A third possible trigger may be problems in the banking system fed by falling asset prices and non-performing loans. European banks have around €1.2 trillion in troubled loans. Chinese and Indian bank problem loans are also high.
A fourth potential trigger may be changes in liquidity conditions exacerbate stress. Since 2009, asset prices have been affected by the central banks’ attempted reflation. Today, as much as US$200-250 billion in new liquidity each quarter may be needed to simply maintain asset prices. However, the world is entering a period of asynchronous monetary policy, with divergences between individual central banks.
The US Federal Reserve is not adding the liquidity it did between 2009 and 2014. While the Bank of Japan and European Central Banks continue to expand their balance sheets, it may not be sufficient to support asset prices.
Falling commodity prices also reduces global liquidity. Since the first oil shock, petro-dollar recycling, the surplus revenues from oil exporters, has been an essential component of global capital flows providing financing, boosting asset prices and keeping interest rates low. A prolonged period of low oil prices will reduce petrodollar liquidity and may necessitate sales of foreign investments.
Declines in global liquidity driven by falling petrodollar liquidity and emerging market currency reserves affect asset prices and interest rates globally.
A fifth potential trigger will be currency volatility and the currency wars that are not, at least according to policy makers, under way. A stronger dollar may weaken US growth. But a weaker dollar means a stronger Euro and a stronger Yen affecting the prospects of the Euro-zone and Japan.
A sixth potential trigger may be weakness in global economic activity. One factor will be the weaker energy sector. The belief that lower oil prices will lead to an increase in growth may be misplaced, with the problems of producers offsetting the benefits for consumers. Approximately US$1 trillion of new investment may be uneconomic at lower oil prices, especially if they continue for an extended period of time. When combined with the reduction in planned investment in other resource sectors as a result of lower prices, the effect on economies will be significant.
There are also increasing problems in emerging markets. Growth is slowing as a result of slower export demand from developed markets, unsustainable debt and unaddressed structural weaknesses. For commodity producing nations, lower revenues will weaken economic performance triggering a rerating. The problems will spread across emerging markets.
Slowing growth, low inflation and financial problems will refocus attention on the level and sustainability of sovereign debt. The unresolved public debt issues of Japan and the US will attract renewed investor scrutiny. In Europe, the sovereign debt problems will affect core nations such as Italy and France.
A seventh potential trigger may be a loss of faith in policy makers. A critical appraisal of government and central bank policies and find them wanting. The artificial financial stability engineered by low interest rates and QE is undermined by concern about the long term effects of the policies and the lack of self-sustaining recovery.
A final trigger is political stress.
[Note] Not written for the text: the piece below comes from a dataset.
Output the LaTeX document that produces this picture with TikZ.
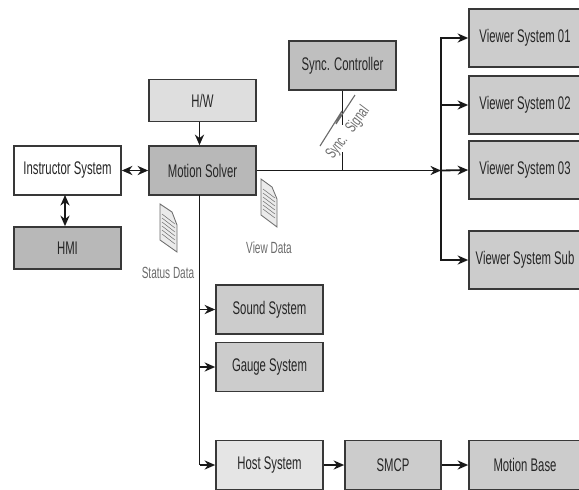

With existing political elites seen as captured by businesses, banks and the wealthy, electorates are turning to political extremes in search of representation and solutions. The resulting policy uncertainty and inconsistency further suppresses recovery. The geopolitical situation has also deteriorated sharply.
In reality, it will not be a single factor but an unexpected concatenation of events, that result in a financial crisis, driving global contagion and an economic slowdown.